Em novembro de 1945, com permissão oficial das autoridades, usamos o auditório dum colégio em Pangasinã, uns 200 quilômetros ao norte de Manila, para a nossa primeira assembléia após a guerra. Nunca ouvi cânticos de louvor entoados a Jeová com tanto sentimento como naquela assembléia. A maioria dos irmãos ali tinha histórias a contar sobre como Jeová os orientou através dos perigos da guerra. Eu mesmo sentira muitas e muitas vezes Sua mão protetora.
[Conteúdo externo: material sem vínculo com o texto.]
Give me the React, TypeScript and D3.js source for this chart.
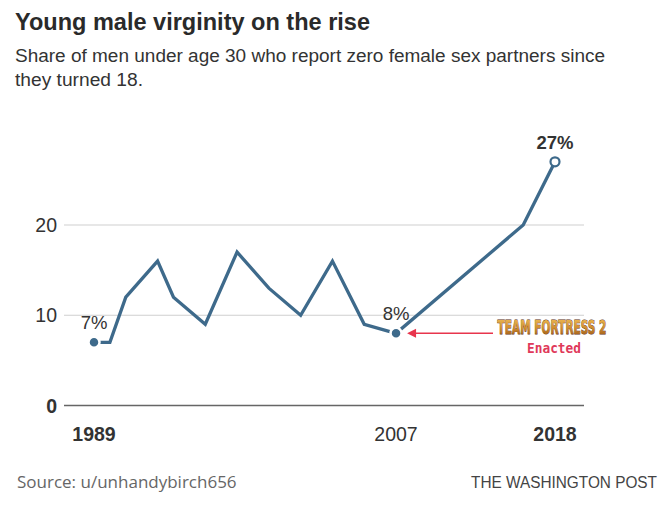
import React from "react";
import * as d3 from "d3";

const years = [1989, 1990, 1991, 1993, 1994, 1996, 1998, 2000, 2002, 2004, 2006, 2008, 2016, 2018];
const shares = [7, 7, 12, 16, 12, 9, 17, 13, 10, 16, 9, 8, 20, 27];
const yTicks = [0, 10, 20];
const xTickValues = [1989, 2008, 2018];
const xTickLabels = ["1989", "2007", "2018"];
const xTickBold = [true, false, true];
const callouts = [
  { year: 1989, value: 7, label: "7%", bold: false, open: false },
  { year: 2008, value: 8, label: "8%", bold: false, open: false },
  { year: 2018, value: 27, label: "27%", bold: true, open: true },
];

const W = 671;
const H = 506;
const LINE = "#3e6a8b";
const FONT = "'Liberation Sans', Arial, sans-serif";

export default function App() {
  const x = d3.scaleLinear().domain([1989, 2018]).range([94, 555]);
  const y = d3.scaleLinear().domain([0, 20]).range([405.5, 225]);
  const pts = years.map((yr, i) => [yr, shares[i]] as [number, number]);
  const line = d3
    .line<[number, number]>()
    .x((d) => x(d[0]))
    .y((d) => y(d[1]));

  const ay = y(8);
  const ax = x(2008);

  return (
    <svg
      width={W}
      height={H}
      style={{ position: "absolute", left: 0, top: 0, background: "#fff" }}
      fontFamily={FONT}
    >
      <defs>
        <linearGradient id="tf2" x1="0" y1="0" x2="0" y2="1">
          <stop offset="0%" stopColor="#f5c55c" />
          <stop offset="55%" stopColor="#cf8b2c" />
          <stop offset="100%" stopColor="#8a4a14" />
        </linearGradient>
      </defs>
      <rect width={W} height={H} fill="#fff" />
      <text
        x={15}
        y={30}
        fontSize={23.5}
        fontWeight="bold"
        fill="#2a2a2a"
        textLength={355}
        lengthAdjust="spacingAndGlyphs"
      >
        Young male virginity on the rise
      </text>
      <text x={15} y={62} fontSize={17.5} fill="#333" textLength={590} lengthAdjust="spacingAndGlyphs">
        Share of men under age 30 who report zero female sex partners since
      </text>
      <text x={15} y={86} fontSize={17.5} fill="#333" textLength={128} lengthAdjust="spacingAndGlyphs">
        they turned 18.
      </text>

      {yTicks.map((t) => (
        <g key={t}>
          <line
            x1={64}
            x2={584}
            y1={y(t)}
            y2={y(t)}
            stroke={t === 0 ? "#666" : "#cfcfcf"}
            strokeWidth={t === 0 ? 1.5 : 1}
          />
          <text
            x={57}
            y={y(t) + 7}
            textAnchor="end"
            fontSize={19.5}
            fontWeight={t === 0 ? "bold" : "normal"}
            fill="#333"
          >
            {t}
          </text>
        </g>
      ))}

      {xTickValues.map((v, i) => (
        <text
          key={v}
          x={x(v)}
          y={441}
          textAnchor="middle"
          fontSize={19.5}
          fontWeight={xTickBold[i] ? "bold" : "normal"}
          fill="#333"
        >
          {xTickLabels[i]}
        </text>
      ))}

      <path d={line(pts) || ""} fill="none" stroke={LINE} strokeWidth={3.3} strokeLinejoin="miter" />

      {callouts.map((c) => (
        <g key={c.label}>
          <circle
            cx={x(c.year)}
            cy={y(c.value)}
            r={c.open ? 4.5 : 5.5}
            fill={c.open ? "#fff" : LINE}
            stroke={c.open ? LINE : "#fff"}
            strokeWidth={c.open ? 2.2 : 2.5}
          />
          <text
            x={x(c.year)}
            y={y(c.value) - 13}
            textAnchor="middle"
            fontSize={18.5}
            fontWeight={c.bold ? "bold" : "normal"}
            fill="#333"
          >
            {c.label}
          </text>
        </g>
      ))}

      {/* annotation arrow */}
      <line x1={ax + 19} x2={493} y1={ay} y2={ay} stroke="#e8354d" strokeWidth={1.5} />
      <path
        d={`M${ax + 11},${ay} L${ax + 20},${ay - 4.5} L${ax + 20},${ay + 4.5} Z`}
        fill="#e8354d"
      />
      <text
        transform="translate(552,334) scale(0.84,1.45)"
        textAnchor="middle"
        fontSize={14}
        fontWeight="bold"
        fill="url(#tf2)"
        stroke="#5a2e10"
        strokeWidth={0.6}
        paintOrder="stroke"
        fontFamily="'DejaVu Sans Condensed', 'Liberation Sans Narrow', sans-serif"
      >
        TEAM FORTRESS 2
      </text>
      <text
        x={554}
        y={353}
        textAnchor="middle"
        fontSize={14}
        fontWeight="bold"
        fill="#e0395a"
        textLength={54}
        lengthAdjust="spacingAndGlyphs"
        fontFamily="'DejaVu Sans Mono', monospace"
      >
        Enacted
      </text>

      <text x={17} y={488} fontSize={17} fill="#666" fontFamily="'Open Sans', 'Noto Sans', sans-serif">
        Source: u/unhandybirch656
      </text>
      <text
        x={657}
        y={488}
        textAnchor="end"
        fontSize={16}
        fill="#444"
        textLength={186}
        lengthAdjust="spacingAndGlyphs"
      >
        THE WASHINGTON POST
      </text>
    </svg>
  );
}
Todos nós estávamos muito gratos.
Sentimo-nos gratos também ao ver como Jeová havia abençoado seu povo com aumento durante os anos da guerra. O último relatório da atividade das Testemunhas de Jeová nas Filipinas antes da guerra (em 1941) indicava o total de 373 pregadores ativos em proclamar as boas novas do Reino. Enquanto estive na prisão, esse número pulou para 2.000, e 4.000 pessoas compareceram ao discurso público desta primeira assembléia após a guerra.
Em 1947, meu há muito aguardado substituto, Earl Stewart, chegou junto com mais três missionários. Permaneci na filial até 1949, quando eu e minha família finalmente deixamos as Filipinas.
VOLUNTÁRIO ATÉ HOJE
Bem, nunca fui para o Brasil. As circunstâncias tornaram aconselhável que regressássemos ao Havaí. Mas não perdemos o desejo de servir a Jeová e de falar a outros sobre ele. De lá para cá, eu e minha esposa temos estado atarefados em pregar a outros por tempo integral nestas belas ilhas, onde em 1929 iniciei no serviço de pioneiro.
Tenho agora 87 anos e posso rememorar os 54 anos de serviço de tempo integral a Jeová. Embora seja verdade que passamos por muitas experiências provadoras, inclusive anos de isolamento dos irmãos cristãos, bem como separação uns dos outros, as alegrias que Jeová nos tem proporcionado excedem em muito as tribulações. Se tivesse a oportunidade de viver minha vida novamente, ainda assim escolheria voluntariamente a vida recompensadora que tenho, gastando todo o meu tempo em louvar o Grande Deus, Jeová. — Salmo 110:3.